Building social applications - Riff on Stowe Boyd @ LIFT
Stephanie Booth's report on Stowe Boyd's recent talk @LIFT yesterday has hit on several of the themes I have been running with.
Some of those thoughts are based around what you could call the 'sociable blind eye'. That's the 'blind eye' that we tend to use in uncomfortable social situations. The 'sociable blind eye' allows us to minimise social discomfort and enjoyably participate in social experiences. (~We'll have a look at enjoyably disrupting social experiences another day ;-)
Most of the time the 'sociable blind eye' is so habitual, natural and automatic that we are not even aware that we are doing it. We are only aware that we are enjoying company and thus we subconsciously learn these habits by positive reinforcement.Â
In short, hosting and participating in a successful gatherings depends in some part on our ability to quickly turn a 'sociable blind eye' at the appropriate moment.  Well that, and the possible availability of alcohol.
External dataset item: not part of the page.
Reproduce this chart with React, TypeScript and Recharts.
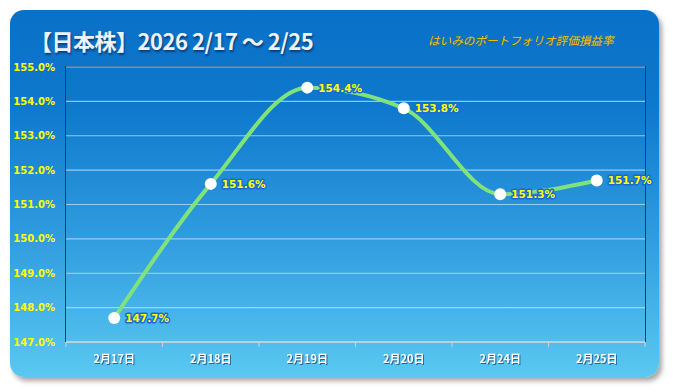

One side effect of the importance of the 'social blind eye' in mediating pleasant social interaction is that our get togethers are richly packed with all sorts of absurdities and contradictions.  Observers embracing these absurdities and contradictions are rewarded with a rich and ever replenishing source of comedy material. Those unfortunates that shun this reality, on the other hand, may be prone to suffer lifelong sentences of teenage existential angst.
So what's this to do with building social applications? Well, social applications tend to be built in a rational manner, assuming rational desires and needs of their users, expressed and executed in a rational manner.  See also danah boyd's "Autistic social software". Instead we need to be building social applications that embody the absurdities and contradictions that are essential to pleasant social interactions. We need to be building social applications that embody the 'sociable blind eye' and other key elements of social interactions and all that these elements entail.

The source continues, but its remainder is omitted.